Thursday, October 1, 2015

On communism and fascism and their strange dialectic

"The fall of communism in 1989-1991 was the most important victory of fascism since its temporary setback in 1945." (from Alan Avans)

The Maidan coup and the installation of the unapologetically Banderite regime in Ukraine was another major achievement in the resurgence of fascism. Some call the Kiev regime their "allies" and "friends," while Russia calls them "partners" and "friends." But the fascists do have a good memory of who their main enemy was and who was the true victor who defeated them in 1945. Thus, for them, the Russian people can never be forgiven for that. Or the communists.

Russia Insider happy to pass this dish: "I was happy to see at least some reporting on the comments Putin made during his UN speech regarding the failures of the Soviet Union and its attempts to forcefully export an ideology."

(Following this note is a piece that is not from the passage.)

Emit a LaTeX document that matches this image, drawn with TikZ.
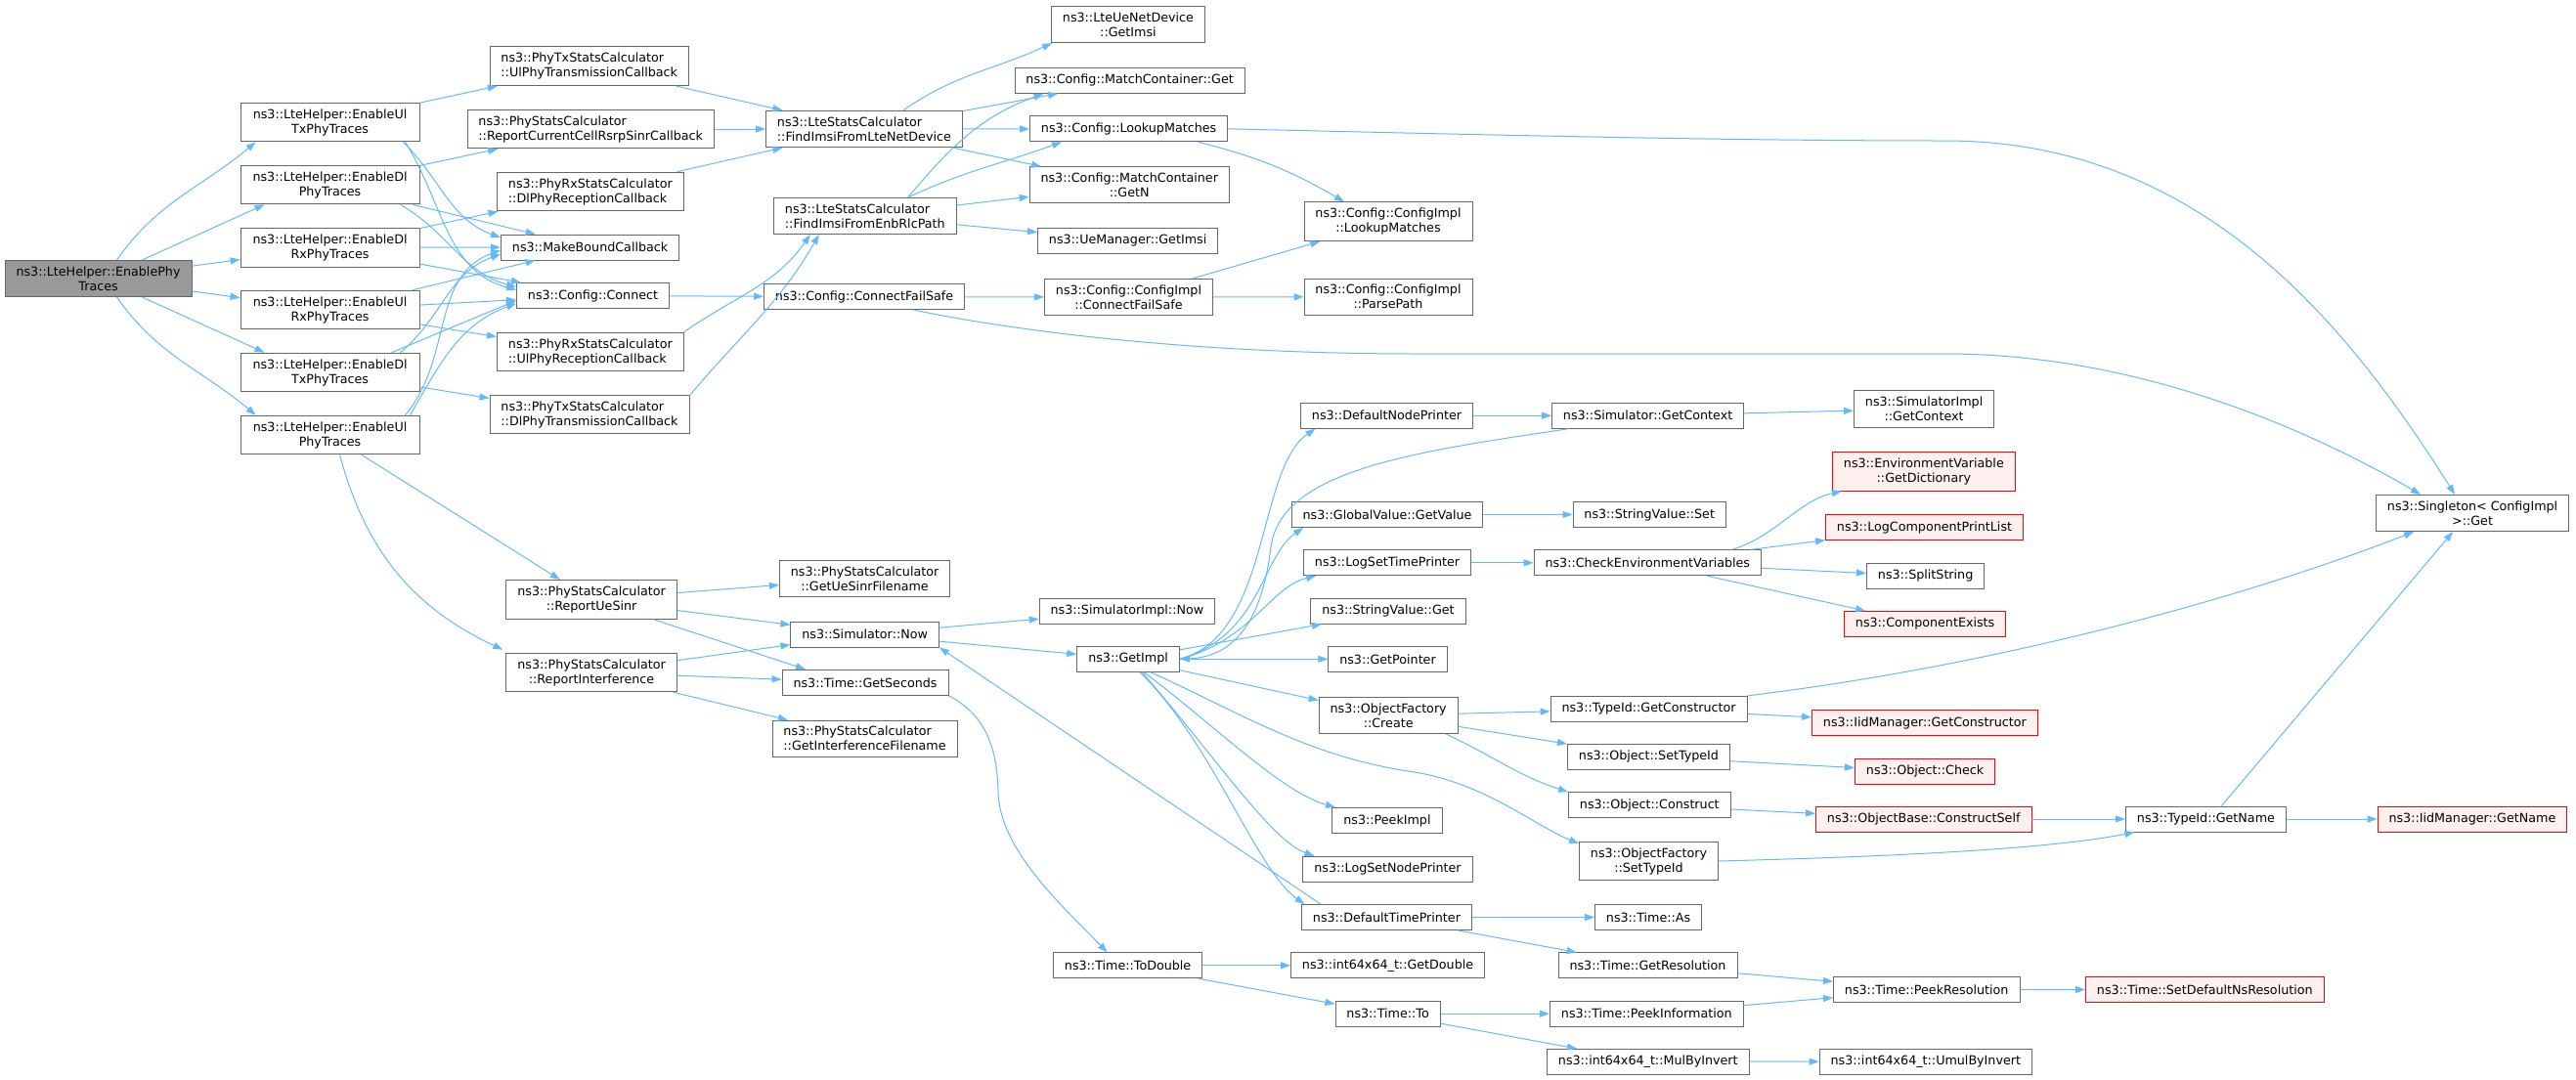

Putin told the UN Assembly in his speech namely this: “We also remember certain episodes from the history of the Soviet Union. Social experiments for export, attempts to push for changes within other countries based on ideological preferences, often led to tragic consequences and to degradation rather than progress.”

Hence Soviet support of the national-liberation movement, people's struggle for justice and decolonization is Putin's eyes much like what the US is doing as the sole superpower these days from Libya through Syria to Iraq and Afghanistan. Furthermore, Putin's blanket denunciation of the Soviet Union to which, as a KGB officer, he swore allegiance, would also cover the liberation of Eastern Europe from Nazism and, therefore, also the victory of the Soviet Union in World War II and the defeat of Nazism. In all this, the Soviet Union defended the existence of all its peoples as well as its ideology and its beliefs. From the late 1980s, the dying Soviet Union massively and systematically betrayed, surrendered, and sold for Western taps on the shoulder all its friends and allies. Nothing personal. It was just business. A business of a "gravedigger" named as such by Marx the Great once upon time. It just so happened that the system was burying its own and did with a gusto.

Putin only confirmed what was otherwise plain to see--that he as Berlusconi's best friend has no love left for anything even remotely resembling any socialism or left position. Like all his governments and as he himself openly and clearly said several times already, is a friend of liberalism. What this means is that he stated goal of constructing a liberal system is to be understood within the terms of today's Russian post-communist, that is, anti-communist oligarchy. Nothing less. Except for the ways into which oligarchs have been sliding nearly all over the places, especially the avowed "partners" and "even friends" in Ukraine.


"Anyone who doesn't regret the passing of the Soviet Union has no heart. Anyone who wants it restored has no brains," Putin once famously said. But who said that oligarchy ever had a heart? There is also no doubt that Russian oligarchs never doubted that they do possess not only brains, defined by Putin above as the aversion to restore anything from the Soviet times, but also much of cunning or cleverness, which, in Greek, is expressed as deinotēs, which, interestingly shares the same root not only with daimonic or demonic, but also with deinos, the terrible.